◆ **EXERCISE AIM**
Identify each line containing the word "matplotlib" and copy it.

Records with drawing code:

┄┄┄┄┄┄┄┄┄┄

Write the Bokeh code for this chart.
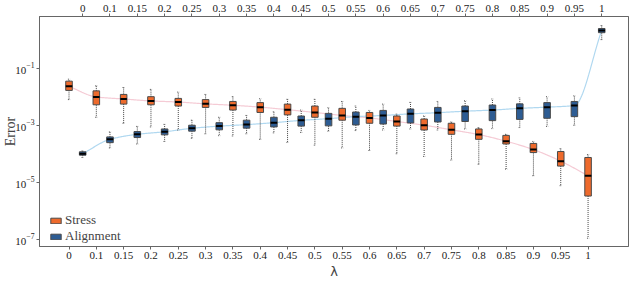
import numpy as np
from bokeh.plotting import figure
from bokeh.models import FixedTicker, LinearAxis, Range1d, Legend, LegendItem, ColumnDataSource
from bokeh.embed import file_html
from bokeh.resources import INLINE

lambda_labels = ["0", "0.1", "0.15", "0.2", "0.25", "0.3", "0.35", "0.4", "0.45", "0.5",
                 "0.55", "0.6", "0.65", "0.7", "0.75", "0.8", "0.85", "0.9", "0.95", "1"]

stress_med = [2.3e-2, 9.8e-3, 8.3e-3, 7.1e-3, 6.5e-3, 5.6e-3, 5.0e-3, 4.3e-3, 3.5e-3, 2.8e-3,
              2.2e-3, 1.8e-3, 1.35e-3, 1.0e-3, 6.9e-4, 4.7e-4, 2.75e-4, 1.4e-4, 5.5e-5, 1.7e-5]
stress_q3 = [3.5e-2, 1.6e-2, 1.2e-2, 1.0e-2, 8.7e-3, 7.9e-3, 6.8e-3, 6.2e-3, 5.5e-3, 4.7e-3,
             3.9e-3, 2.8e-3, 2.1e-3, 1.65e-3, 1.17e-3, 7.4e-4, 4.4e-4, 2.3e-4, 1.2e-4, 7.4e-5]
stress_q1 = [1.66e-2, 5.2e-3, 5.5e-3, 5.2e-3, 4.7e-3, 4.2e-3, 3.4e-3, 2.8e-3, 2.3e-3, 1.9e-3,
             1.5e-3, 1.17e-3, 9.3e-4, 6.8e-4, 4.8e-4, 3.2e-4, 2.2e-4, 1.1e-4, 3.7e-5, 3.3e-6]
stress_hi = [4.1e-2, 2.4e-2, 2.1e-2, 1.8e-2, 1.45e-2, 1.2e-2, 1.0e-2, 8.5e-3, 8.1e-3, 8.1e-3,
             6.8e-3, 3.3e-3, 2.45e-3, 2.1e-3, 1.3e-3, 8.3e-4, 4.8e-4, 2.7e-4, 1.5e-4, 9.3e-5]
stress_lo = [7.9e-3, 1.9e-3, 1.17e-3, 8.7e-4, 6.8e-4, 5.0e-4, 4.2e-4, 3.2e-4, 2.5e-4, 2.0e-4,
             1.6e-4, 1.3e-4, 1.0e-4, 8.1e-5, 6.0e-5, 4.3e-5, 2.9e-5, 1.7e-5, 7.6e-6, 1.1e-7]

align_med = [1.0e-4, 3.2e-4, 4.8e-4, 5.9e-4, 7.8e-4, 9.3e-4, 1.05e-3, 1.23e-3, 1.48e-3, 1.7e-3,
             2.0e-3, 2.2e-3, 2.5e-3, 2.75e-3, 3.1e-3, 3.4e-3, 3.9e-3, 4.3e-3, 4.9e-3, 2.1]
align_q3 = [1.17e-4, 3.9e-4, 6.0e-4, 7.4e-4, 1.0e-3, 1.23e-3, 1.5e-3, 1.9e-3, 2.1e-3, 2.6e-3,
            2.9e-3, 3.3e-3, 3.7e-3, 4.2e-3, 4.7e-3, 5.1e-3, 5.6e-3, 6.2e-3, 6.8e-3, 2.45]
align_q1 = [8.9e-5, 2.45e-4, 3.7e-4, 4.6e-4, 6.2e-4, 6.9e-4, 7.9e-4, 8.7e-4, 9.3e-4, 9.5e-4,
            1.02e-3, 1.1e-3, 1.2e-3, 1.3e-3, 1.35e-3, 1.45e-3, 1.6e-3, 1.75e-3, 2.0e-3, 1.75]
align_hi = [1.26e-4, 5.8e-4, 9.1e-4, 1.07e-3, 1.5e-3, 1.9e-3, 2.2e-3, 2.95e-3, 3.4e-3, 4.1e-3,
            4.7e-3, 5.5e-3, 6.3e-3, 6.8e-3, 7.2e-3, 8.3e-3, 9.1e-3, 1.0e-2, 1.07e-2, 3.1]
align_lo = [7.4e-5, 1.6e-4, 2.2e-4, 2.7e-4, 3.5e-4, 4.3e-4, 5.0e-4, 5.4e-4, 5.6e-4, 6.2e-4,
            6.5e-4, 6.8e-4, 7.4e-4, 6.8e-4, 7.4e-4, 7.6e-4, 8.3e-4, 9.1e-4, 1.0e-3, 1.0]

STRESS_FILL = "#ee6a2c"
ALIGN_FILL = "#2d5c93"
EDGE = "#4a4a4a"
SERIF = "Liberation Serif"


def pchip(x, y, xn):
    x = np.asarray(x, float)
    y = np.asarray(y, float)
    h = np.diff(x)
    d = np.diff(y) / h
    m = np.zeros_like(y)
    m[0], m[-1] = d[0], d[-1]
    for k in range(1, len(y) - 1):
        if d[k - 1] * d[k] <= 0:
            m[k] = 0.0
        else:
            w1 = 2 * h[k] + h[k - 1]
            w2 = h[k] + 2 * h[k - 1]
            m[k] = (w1 + w2) / (w1 / d[k - 1] + w2 / d[k])
    idx = np.clip(np.searchsorted(x, xn) - 1, 0, len(x) - 2)
    t = (xn - x[idx]) / h[idx]
    h00 = 2 * t**3 - 3 * t**2 + 1
    h10 = t**3 - 2 * t**2 + t
    h01 = -2 * t**3 + 3 * t**2
    h11 = t**3 - t**2
    return h00 * y[idx] + h10 * h[idx] * m[idx] + h01 * y[idx + 1] + h11 * h[idx] * m[idx + 1]


n = len(lambda_labels)
xs = np.arange(n, dtype=float)
xa = xs + 0.5
bw = 0.24
cw = 0.08

p = figure(width=632, height=281, y_axis_type="log",
           x_range=Range1d(-1.08, 20.48), y_range=Range1d(10**-7.25, 10**0.81),
           output_backend="svg", toolbar_location=None,
           min_border_left=30, min_border_right=4, min_border_top=16, min_border_bottom=28)
p.grid.visible = False
p.outline_line_color = "#666666"
p.background_fill_color = "white"

# smooth trend lines (log space through medians)
for xpos, med, col in ((xs, stress_med, "#f5cbd5"), (xa, align_med, "#b0d8f0")):
    xf = np.linspace(xpos[0], xpos[-1], 600)
    yf = 10 ** pchip(xpos, np.log10(med), xf)
    p.line(xf, yf, line_color=col, line_width=1.2)

renderers = []
for xpos, q1, q3, med, lo, hi, fill in (
        (xs, stress_q1, stress_q3, stress_med, stress_lo, stress_hi, STRESS_FILL),
        (xa, align_q1, align_q3, align_med, align_lo, align_hi, ALIGN_FILL)):
    src = ColumnDataSource(dict(x=xpos, left=xpos - bw / 2, right=xpos + bw / 2,
                                cl=xpos - cw / 2, cr=xpos + cw / 2,
                                q1=q1, q3=q3, med=med, lo=lo, hi=hi))
    p.segment("x", "q3", "x", "hi", source=src, line_color="#444444", line_dash="1 1", line_width=1)
    p.segment("x", "q1", "x", "lo", source=src, line_color="#444444", line_dash="1 1", line_width=1)
    p.segment("cl", "hi", "cr", "hi", source=src, line_color="#555555", line_dash="1 1", line_width=1)
    p.segment("cl", "lo", "cr", "lo", source=src, line_color="#555555", line_dash="1 1", line_width=1)
    r = p.quad(left="left", right="right", bottom="q1", top="q3", source=src,
               fill_color=fill, line_color=EDGE, line_width=1)
    p.segment("left", "med", "right", "med", source=src, line_color="black", line_width=2)
    renderers.append(r)

# bottom axis (stress positions)
xb = p.xaxis[0]
xb.ticker = FixedTicker(ticks=list(xs))
xb.major_label_overrides = {float(v): lab for v, lab in zip(xs, lambda_labels)}
xb.axis_label = "λ"
xb.axis_label_text_font = "DejaVu Sans"
xb.axis_label_text_font_size = "13px"
xb.axis_label_text_font_style = "normal"
xb.axis_label_standoff = 2

# top axis (alignment positions)
xt = LinearAxis(ticker=FixedTicker(ticks=list(xa)),
                major_label_overrides={float(v): lab for v, lab in zip(xa, lambda_labels)})
p.add_layout(xt, "above")

yl = p.yaxis[0]
yl.ticker = FixedTicker(ticks=[1e-7, 1e-5, 1e-3, 1e-1])
yl.axis_label = "Error"
yl.axis_label_text_font = SERIF
yl.axis_label_text_font_size = "14px"
yl.axis_label_text_font_style = "normal"
yl.axis_label_standoff = -6

for ax in (xb, xt, yl):
    ax.major_label_text_font = SERIF
    ax.major_label_text_font_size = "11px"
    ax.major_label_text_color = "#222222"
    ax.axis_line_color = "#666666"
    ax.major_tick_line_color = "#666666"
    ax.minor_tick_line_color = None
    ax.major_tick_in = 0
    ax.major_tick_out = 3
    ax.major_label_standoff = 2

legend = Legend(items=[LegendItem(label="Stress", renderers=[renderers[0]]),
                       LegendItem(label="Alignment", renderers=[renderers[1]])],
                location=(10, 2), orientation="vertical",
                glyph_width=13, glyph_height=7, label_height=11, spacing=-3,
                padding=0, margin=0, label_standoff=3,
                label_text_font=SERIF, label_text_font_size="13px",
                label_text_line_height=0.9,
                border_line_color=None, background_fill_alpha=0)
p.add_layout(legend)

open("out.html", "w").write(file_html(p, INLINE))
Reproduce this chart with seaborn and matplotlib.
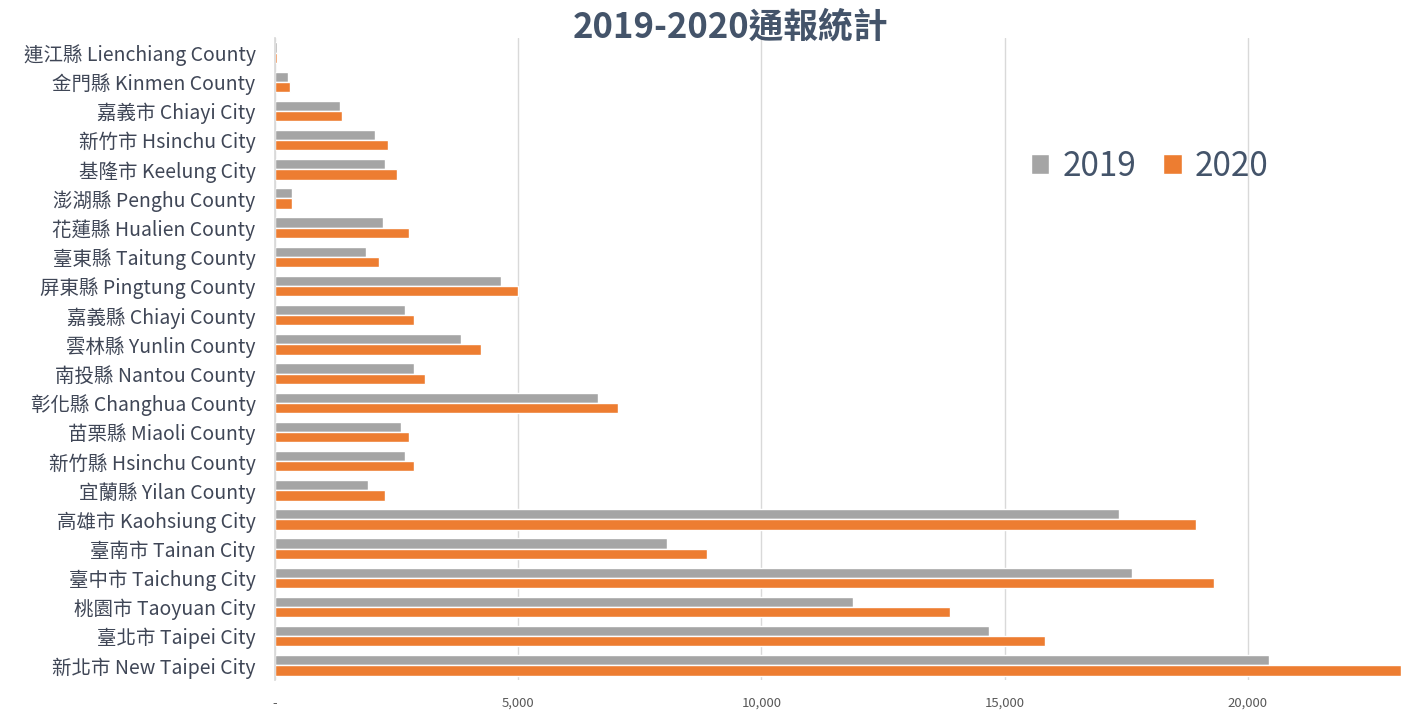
import matplotlib
matplotlib.use("Agg")
import matplotlib.pyplot as plt
import seaborn as sns
import pandas as pd
from matplotlib.ticker import FuncFormatter

# 縣市 (由上到下)
counties = [
    "連江縣 Lienchiang County", "金門縣 Kinmen County", "嘉義市 Chiayi City",
    "新竹市 Hsinchu City", "基隆市 Keelung City", "澎湖縣 Penghu County",
    "花蓮縣 Hualien County", "臺東縣 Taitung County", "屏東縣 Pingtung County",
    "嘉義縣 Chiayi County", "雲林縣 Yunlin County", "南投縣 Nantou County",
    "彰化縣 Changhua County", "苗栗縣 Miaoli County", "新竹縣 Hsinchu County",
    "宜蘭縣 Yilan County", "高雄市 Kaohsiung City", "臺南市 Tainan City",
    "臺中市 Taichung City", "桃園市 Taoyuan City", "臺北市 Taipei City",
    "新北市 New Taipei City",
]
v2019 = [35, 275, 1340, 2065, 2257, 350, 2222, 1875, 4650, 2668, 3815,
         2860, 6650, 2600, 2668, 1914, 17350, 8050, 17610, 11890, 14670, 20430]
v2020 = [50, 315, 1380, 2330, 2518, 350, 2751, 2140, 5000, 2860, 4232,
         3093, 7060, 2750, 2860, 2257, 18930, 8890, 19300, 13870, 15840, 23150]
years = ["2019", "2020"]
colors = ["#A5A5A5", "#ED7D31"]

df = pd.DataFrame({
    "county": counties * 2,
    "value": v2019 + v2020,
    "year": [years[0]] * len(counties) + [years[1]] * len(counties),
})

sns.set_theme(style="white")
plt.rcParams["font.family"] = ["Noto Sans CJK TC", "DejaVu Sans"]

fig = plt.figure(figsize=(14.13, 7.13), dpi=100)
ax = fig.add_axes([0.1946, 0.0463, 0.7969, 0.9004])

sns.barplot(data=df, y="county", x="value", hue="year", orient="h",
            palette=colors, saturation=1, width=0.7, gap=0, ax=ax, legend=True)

ax.set_xlim(0, 23150)
ax.set_xticks([0, 5000, 10000, 15000, 20000])
ax.xaxis.set_major_formatter(FuncFormatter(lambda v, p: "-" if v == 0 else f"{int(v):,}"))
ax.grid(axis="x", color="#D9D9D9", linewidth=1)
ax.set_axisbelow(True)
for s in ["top", "right", "bottom"]:
    ax.spines[s].set_visible(False)
ax.spines["left"].set_color("#D9D9D9")
ax.set_xlabel("")
ax.set_ylabel("")
ax.tick_params(axis="y", length=0, pad=14, labelsize=14, labelcolor="#3F4656")
ax.tick_params(axis="x", length=0, pad=12, labelsize=9.5, labelcolor="#595959")

leg = ax.legend(loc="center", bbox_to_anchor=(0.777, 0.80), ncol=2, frameon=False,
                fontsize=24, handlelength=0.55, handleheight=0.55, handletextpad=0.4,
                columnspacing=0.8, labelcolor="#44546A")

fig.text(0.517, 0.962, "2019-2020通報統計", ha="center", va="center",
         fontsize=25, fontweight="bold", color="#44546A")

fig.savefig("out.png", dpi=100)
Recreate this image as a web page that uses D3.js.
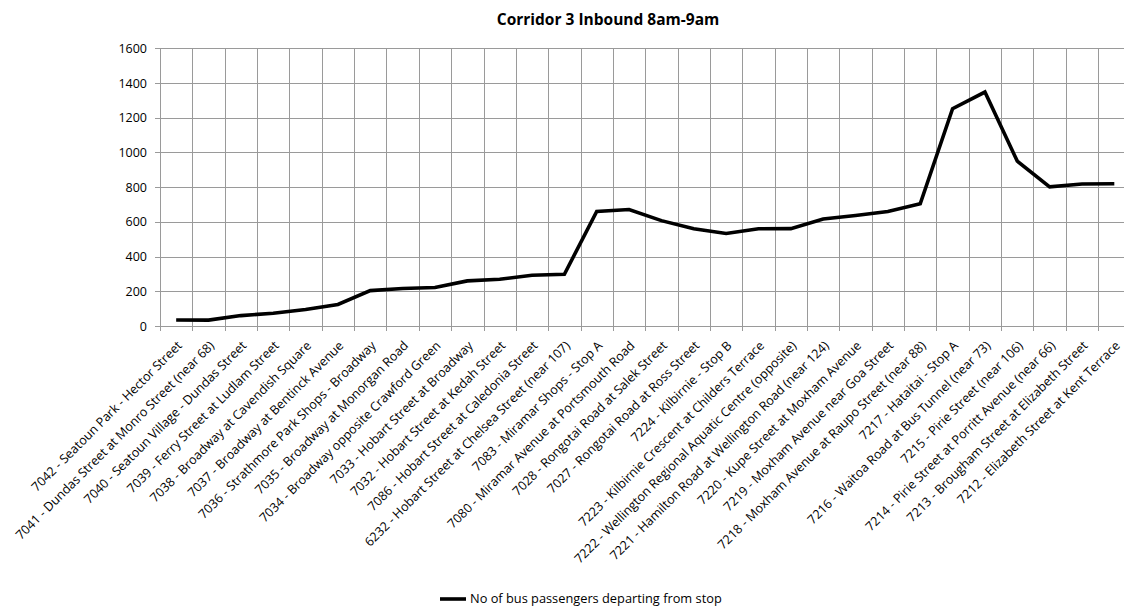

┄┄┄┄┄┄┄┄┄┄

◆ **EXERCISE ANSWER**
Reproduce this chart with seaborn and matplotlib.
import matplotlib
matplotlib.use("Agg")
import matplotlib.pyplot as plt
from matplotlib.ticker import FuncFormatter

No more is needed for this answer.